Certain running shoe companies error on the side of higher volume fits in order to fit the greatest number of customers, and that can cause an overly roomy fit for fairly mainstream runners. One sign you have a shoe that is too wide is when you feel slippage inside the shoe on downhills or when you see the vamp—the part of the shoe above your toes—”puckering” or folding over itself when you cinch the shoe up. A loose-fitting road running shoe is much less of a handicap than a loose-fitting trail running shoe, but a properly fitting shoe will reduce hotspots and provide a more responsive feel. (A quick remedy for a shoe that’s a bit too roomy: Use a thicker, higher pile sock or an aftermarket sockliner).
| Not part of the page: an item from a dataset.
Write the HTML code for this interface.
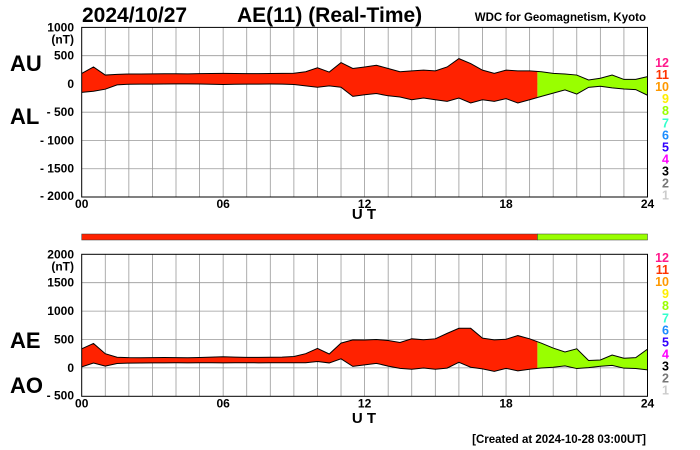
<!DOCTYPE html>
<html><head><meta charset="utf-8"><style>
body{margin:0;background:#fff;}
svg{display:block;font-family:"Liberation Sans",Arial,sans-serif;}
</style></head><body>
<svg id="c" width="700" height="450" viewBox="0 0 700 450">
<text x="82" y="22" font-size="21" font-weight="bold">2024/10/27</text>
<text x="237" y="22" font-size="21" font-weight="bold">AE(11) (Real-Time)</text>
<text x="646" y="21" font-size="11.5" font-weight="bold" text-anchor="end">WDC for Geomagnetism, Kyoto</text>
<text x="10" y="71" font-size="22" font-weight="bold">AU</text>
<text x="10" y="124" font-size="22" font-weight="bold">AL</text>
<text x="10" y="348" font-size="22" font-weight="bold">AE</text>
<text x="10" y="393" font-size="22" font-weight="bold">AO</text>
<text x="364" y="219" font-size="15" font-weight="bold" text-anchor="middle">U T</text>
<text x="364" y="423" font-size="15" font-weight="bold" text-anchor="middle">U T</text>
<text x="646" y="443" font-size="11.5" font-weight="bold" text-anchor="end">[Created at 2024-10-28 03:00UT]</text>
<g id="g"></g>
</svg>
<script>
const hours=[0,0.5,1,1.5,2,2.5,3,3.5,4,4.5,5,5.5,6,6.5,7,7.5,8,8.5,9,9.5,10,10.5,11,11.5,12,12.5,13,13.5,14,14.5,15,15.5,16,16.5,17,17.5,18,18.5,19,19.5,20,20.5,21,21.5,22,22.5,23,23.5,24];
const au=[186,300,157,170,175,175,178,180,180,178,182,185,186,185,183,182,185,186,190,215,285,210,378,273,300,330,273,215,232,245,232,300,448,360,244,186,244,232,232,215,186,175,157,70,100,157,80,80,130];
const al=[-150,-130,-93,-17,-5,-3,-3,-2,0,0,-2,-5,-10,-5,-3,-3,-2,-3,-10,-35,-58,-35,-58,-220,-192,-170,-210,-232,-280,-250,-280,-308,-250,-337,-280,-308,-260,-337,-280,-220,-163,-105,-180,-60,-40,-70,-90,-100,-200];
const ae=au.map((v,i)=>v-al[i]);
const ao=au.map((v,i)=>(v+al[i])/2);
const topTicks=["1000","500","0","- 500","- 1000","- 1500","- 2000"];
const topTickVals=[1000,500,0,-500,-1000,-1500,-2000];
const botTicks=["2000","1500","1000","500","0","- 500"];
const botTickVals=[2000,1500,1000,500,0,-500];
const xLabels=["00","06","12","18","24"];
const xLabelHours=[0,6,12,18,24];
const levels=["12","11","10","9","8","7","6","5","4","3","2","1"];
const levelColors=["#ff1a8c","#ff3300","#ff9900","#ffee00","#99ff00","#33ffcc","#1a8cff","#3300ff","#ff00ff","#000000","#777777","#cccccc"];
const splitHour=19.33;
const NS="http://www.w3.org/2000/svg";
const g=document.getElementById('g');
const X0=81.7,X1=647.5;
const x=h=>X0+(X1-X0)*h/24;
function mk(t,a,p){const e=document.createElementNS(NS,t);for(const k in a)e.setAttribute(k,a[k]);(p||g).appendChild(e);return e;}
function panel(top,bot,maxV,minV,upper,lower,ticks,tickVals,id,legTop){
  const y=v=>top+(maxV-v)/(maxV-minV)*(bot-top);
  for(let h=1;h<24;h++){const l=mk('line',{x1:x(h),x2:x(h),y1:top,y2:bot,stroke:'#999','stroke-width':0.8});
    
    }
  tickVals.forEach((v,i)=>{
    if(v!==maxV&&v!==minV){const l=mk('line',{x1:X0,x2:X1,y1:y(v),y2:y(v),stroke:'#999','stroke-width':0.8});
      
      }
    const t=mk('text',{x:74,y:y(v)+(i===tickVals.length-1?3:4),'font-size':12,'font-weight':'bold','text-anchor':'end'});
    t.textContent=ticks[i];
    
    
  });
  const nt=mk('text',{x:74,y:y(maxV)+16,'font-size':12,'font-weight':'bold','text-anchor':'end'});nt.textContent='(nT)';
  
  
  let pts=hours.map((h,i)=>x(h)+','+y(upper[i]));
  let pts2=hours.map((h,i)=>x(h)+','+y(lower[i])).reverse();
  const defs=mk('defs',{});
  const c1=mk('clipPath',{id:id+'a'},defs);mk('rect',{x:X0,y:top,width:x(splitHour)-X0,height:bot-top},c1);
  const c2=mk('clipPath',{id:id+'b'},defs);mk('rect',{x:x(splitHour),y:top,width:X1-x(splitHour),height:bot-top},c2);
  const poly=pts.concat(pts2).join(' ');
  const f1=mk('polygon',{points:poly,fill:'#ff2200','clip-path':'url(#'+id+'a)'});
  
  
  const f2=mk('polygon',{points:poly,fill:'#99ff00','clip-path':'url(#'+id+'b)'});
  
  
  const l1=mk('polyline',{points:pts.join(' '),fill:'none',stroke:'#000','stroke-width':1});
  
  
  const l2=mk('polyline',{points:pts2.join(' '),fill:'none',stroke:'#000','stroke-width':1});
  
  
  const fr=mk('rect',{x:X0,y:top,width:X1-X0,height:bot-top,fill:'none',stroke:'#000','stroke-width':1});
  
  
  xLabelHours.forEach((h,i)=>{const t=mk('text',{x:x(h),y:bot+11,'font-size':12,'font-weight':'bold','text-anchor':'middle'});t.textContent=xLabels[i];
    
    });
  levels.forEach((s,i)=>{const t=mk('text',{x:669,y:legTop+i*12.05,'font-size':12.5,'font-weight':'bold','text-anchor':'end',fill:levelColors[i]});t.textContent=s;
    
    });
}
panel(27.4,197,1000,-2000,au,al,topTicks,topTickVals,'p1',67);
panel(254.3,396.3,2000,-500,ae,ao,botTicks,botTickVals,'p2',262);
const b1=mk('rect',{x:X0,y:234,width:x(splitHour)-X0,height:6,fill:'#ff2200',stroke:'#333','stroke-width':0.5});


const b2=mk('rect',{x:x(splitHour),y:234,width:X1-x(splitHour),height:6,fill:'#99ff00',stroke:'#333','stroke-width':0.5});


</script>
</body></html>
Each running shoe company has its own “last“, or foot mould, that it builds its shoes around, and there are often several different lasts within a company’s line. The shape is particular to a brand, and a matter of personal preference. Adidas shoes tend to have a shallower and narrower fit, Brooks running shoes are a bit narrower than Asics, Altra caters to higher volume feet with a wide toe box, etc. Occasionally, companies will describe their shoes as “curved lasted,” which have a slight crescent shape to the shoe, gearing toward neutral or supinating runners, or occasionally “straight lasted” which are straighter, clunkier, and geared more toward runners with flatter feet and severe overpronators. The only way to find the right last for your foot is to try on lots of running shoes.
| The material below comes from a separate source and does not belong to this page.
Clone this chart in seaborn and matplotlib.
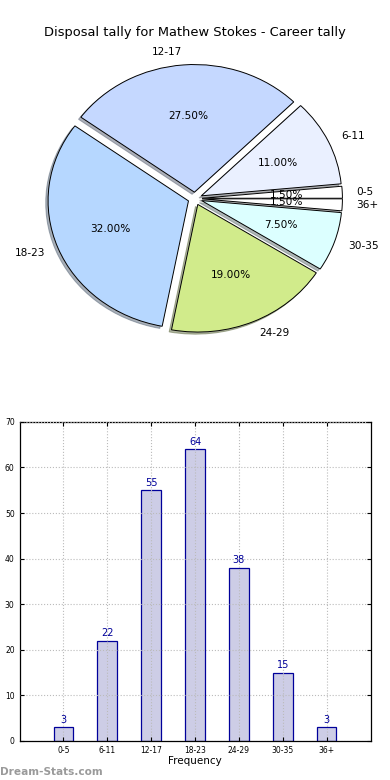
import matplotlib
matplotlib.use('Agg')
import matplotlib.pyplot as plt
import seaborn as sns

# Data
categories = ['0-5', '6-11', '12-17', '18-23', '24-29', '30-35', '36+']
counts = [3, 22, 55, 64, 38, 15, 3]
pie_colors = ['#ffffff', '#eaf0ff', '#c5d8ff', '#b6d7ff', '#d1eb8b', '#dcffff', '#ffffff']
title = 'Disposal tally for Mathew Stokes - Career tally'

fig, (ax1, ax2) = plt.subplots(2, 1, figsize=(3.9, 7.8), dpi=100)
plt.subplots_adjust(left=0.05, right=0.95, top=0.95, bottom=0.05, hspace=0.2)

# Pie (old style, not equal aspect)
wedges, texts, autotexts = ax1.pie(counts, labels=categories, colors=pie_colors,
                                   explode=[0.05] * len(counts),
                                   shadow={'ox': -0.012, 'oy': -0.012, 'shade': 0.55},
                                   autopct='%1.2f%%', startangle=0,
                                   wedgeprops={'edgecolor': 'black', 'linewidth': 0.7},
                                   textprops={'fontsize': 7.6})
ax1.set_aspect('auto')
ax1.set_xlim(-1.25, 1.25)
ax1.set_ylim(-1.25, 1.25)
ax1.set_title(title, fontsize=9.4, pad=2)

# Bar chart
sns.barplot(x=categories, y=counts, color='#cdcde6', edgecolor='#00009a',
            linewidth=0.9, width=0.45, saturation=1, ax=ax2)
ax2.set_xlim(-1, 7)
ax2.set_ylim(0, 70)
ax2.set_yticks(range(0, 71, 10))
ax2.grid(True, linestyle=':', color='#bbbbbb', linewidth=0.8)
ax2.set_axisbelow(False)
ax2.tick_params(direction='in', top=True, right=True, length=3, labelsize=5.5)
ax2.set_xlabel('Frequency', fontsize=7.5, labelpad=1)
ax2.set_ylabel('')
for sp in ax2.spines.values():
    sp.set_linewidth(0.9)
for i, v in enumerate(counts):
    ax2.text(i, v + 0.6, str(v), ha='center', va='bottom', fontsize=7, color='#00009a')

fig.text(0.0, 0.007, 'Dream-Stats.com', fontsize=7.6, color='#9a9a9a', fontweight='bold')

plt.savefig('out.png')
One indicator of a good lacing structure is the number of “lace crossings” or X’s that the shoelaces make on the top of the shoe. Some shoes (notably the Adidas Boost) have only three lace crossings. Most have four and many have five. The fewer X’s you see, the more weight a shoe can save in its laces, but the more difficult it will be to dial in a perfect fit.

Low Weight

Generally, the lighter a shoe is, the faster and more efficiently it will move. Studies have shown that for every 100 grams (3.5 ounces) of additional weight on a shoe, oxygen consumption goes up by one percent. Running shoe weights have dropped substantially over the last few years. In the mid-2000s, road running shoes for higher mileage training commonly weighed 12-13 ounces for a Men’s size 9, whereas most of the best are now in the 10-ounce range and many are in the 8-9 ounce range. However, although shoes that are too light can slow runners down because the body expends more energy to compensate for the lack of cushioning and structure.

Speed

Not every runner wants to go fast, but certain shoes are slower than others—and often without much of a corresponding benefit. More structured shoes tend to be heavier, which has the advantage of providing foot support for high mileage efforts or for heavier runners, but dramatically slow turnover.
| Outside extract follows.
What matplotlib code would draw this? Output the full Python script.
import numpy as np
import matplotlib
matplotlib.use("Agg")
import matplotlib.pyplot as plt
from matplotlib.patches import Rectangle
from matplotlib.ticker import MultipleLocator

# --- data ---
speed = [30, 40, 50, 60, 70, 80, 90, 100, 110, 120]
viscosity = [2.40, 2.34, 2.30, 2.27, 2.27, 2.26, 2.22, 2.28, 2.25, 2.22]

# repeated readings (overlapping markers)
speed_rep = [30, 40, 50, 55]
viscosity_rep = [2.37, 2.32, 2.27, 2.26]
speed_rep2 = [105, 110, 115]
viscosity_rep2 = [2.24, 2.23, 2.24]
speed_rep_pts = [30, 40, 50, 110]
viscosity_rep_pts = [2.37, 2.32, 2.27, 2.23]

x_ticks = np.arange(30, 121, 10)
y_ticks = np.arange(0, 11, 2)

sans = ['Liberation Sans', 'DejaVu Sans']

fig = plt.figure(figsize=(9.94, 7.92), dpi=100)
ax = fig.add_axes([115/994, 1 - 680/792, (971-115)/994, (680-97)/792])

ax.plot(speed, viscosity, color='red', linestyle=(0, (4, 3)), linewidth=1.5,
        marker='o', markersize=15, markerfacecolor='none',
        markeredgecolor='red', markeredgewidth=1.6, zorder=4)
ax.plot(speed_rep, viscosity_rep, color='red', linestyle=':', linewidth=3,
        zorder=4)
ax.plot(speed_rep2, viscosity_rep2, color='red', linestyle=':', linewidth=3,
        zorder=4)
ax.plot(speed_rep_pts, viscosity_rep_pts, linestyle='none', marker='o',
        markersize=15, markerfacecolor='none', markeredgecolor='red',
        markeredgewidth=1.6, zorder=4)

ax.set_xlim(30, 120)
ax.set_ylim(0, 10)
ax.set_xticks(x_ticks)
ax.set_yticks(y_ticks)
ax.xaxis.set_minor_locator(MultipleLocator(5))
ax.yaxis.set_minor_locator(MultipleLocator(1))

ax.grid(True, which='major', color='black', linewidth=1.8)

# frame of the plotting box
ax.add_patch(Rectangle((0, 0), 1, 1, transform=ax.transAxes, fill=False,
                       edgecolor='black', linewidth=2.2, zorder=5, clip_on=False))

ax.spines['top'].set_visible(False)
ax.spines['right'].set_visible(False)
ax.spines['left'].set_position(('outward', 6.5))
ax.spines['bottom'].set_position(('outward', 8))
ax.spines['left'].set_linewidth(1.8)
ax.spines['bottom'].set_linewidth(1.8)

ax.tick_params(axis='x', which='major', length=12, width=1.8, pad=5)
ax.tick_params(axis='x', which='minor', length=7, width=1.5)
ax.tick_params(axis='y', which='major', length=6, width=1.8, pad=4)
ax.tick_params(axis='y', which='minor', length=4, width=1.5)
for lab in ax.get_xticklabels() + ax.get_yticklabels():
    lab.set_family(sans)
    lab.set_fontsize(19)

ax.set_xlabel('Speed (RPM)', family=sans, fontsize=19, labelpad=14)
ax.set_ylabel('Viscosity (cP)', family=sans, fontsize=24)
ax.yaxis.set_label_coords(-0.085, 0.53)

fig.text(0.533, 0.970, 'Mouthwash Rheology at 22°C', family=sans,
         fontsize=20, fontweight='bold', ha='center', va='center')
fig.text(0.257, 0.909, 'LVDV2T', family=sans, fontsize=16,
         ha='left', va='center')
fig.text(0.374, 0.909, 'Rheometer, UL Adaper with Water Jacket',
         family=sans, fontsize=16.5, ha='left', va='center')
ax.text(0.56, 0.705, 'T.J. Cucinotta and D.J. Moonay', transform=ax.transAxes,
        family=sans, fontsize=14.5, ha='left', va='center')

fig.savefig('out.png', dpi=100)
One often overlooked factor in a running shoe’s speed is the foam itself. The thicker and softer a running shoe’s foam is, the slower it will feel on the road—with each step requiring losing energy in the name of shock absorption. The thinner and firmer a running shoe’s foam, the more efficient it will be. Like running in sand, an overly soft shoe can be exhausting. The best running shoes have highly responsive foams that provide adequate cushioning and underfoot structure but also minimize the amount of energy lost with each stride. They feel energetic and fun, while overfoamed shoes feel sluggish, “cruisey” and dull.

Comfort

Running shoes boost interior comfort by adding various amounts of padding in the tongue (to protect against lace pressure) and around the heel cup. Most of what runner’s perceive as comfort in a running shoe comes from the softness of the midsole and the lack of pressure points throughout the upper, usually combatted by various amounts of padding around the heel collar, tongue, and flexible structural elements around the upper. Adequate padding in the tongue can reduce the pressure of laces across the top of your foot, although too much can make the shoe feel disconnected and imprecise. The material lining the heel cup should be a smooth, non-abrasive, sweat-wicking fabric.

Responsiveness

Some running shoe foams feel soft and dead—they have a very comfortable ride but feel slow and plodding. Others feel downright firm, but spring off the pavement. The best running shoes have a good balance of cushioning and an energetic feel—what we sometimes refer to as “pop.” The right place on that spectrum is a matter of personal preference, and highly dependent on a runner’s weight (for example, a 200-pound male runner may find a shoe “soft” while a 110-pound female runner might complain it is too firm).

Smoothness of Stride

The best running shoes have a smooth, even feel underfoot between footstrike and takeoff. The more structural elements the midsole is composed of, the greater the chance of a clunky ride. The thinner the midsole, the greater the chance that you will feel the contours of the outsole, and occasionally we’ll come across a shoe with midsole gimmicks or components that can actually be felt underfoot. With the exception of aggressive pronation control devices, a running shoe should feel completely smooth, even and fluid underfoot.

Structure vs. Flexibility

The best running shoes provide the right balance of structure and support underfoot to handle significant mileage without feeling stiff. Generally, the more flexible a shoe is, the more efficient it will be on the road, but with more strain on your foot and lower leg. Finding the sweet spot between structure and flex is a matter of preference, but certain shoes find that balance better than others.

Structure

The right amount of structure to a shoe’s upper is almost completely a matter of preference. Some runners prefer light, deconstructed shoes with few overlays. Some like, or require, stout structural overlays and a tall, stiff heel counter to help lock the foot in place and control its movement. For many years, running shoe companies added extra overlays to the upper for purely aesthetic, marketing-based reasons. This added one or two completely superfluous ounces to a shoe’s weight. Thankfully, there has been significant pressure from consumers to pare back on unnecessary components to the upper in recent years. The best running shoes do not have unnecessary structural elements, nothing more than what is absolutely needed and absolutely nothing that adds weight and is just for show.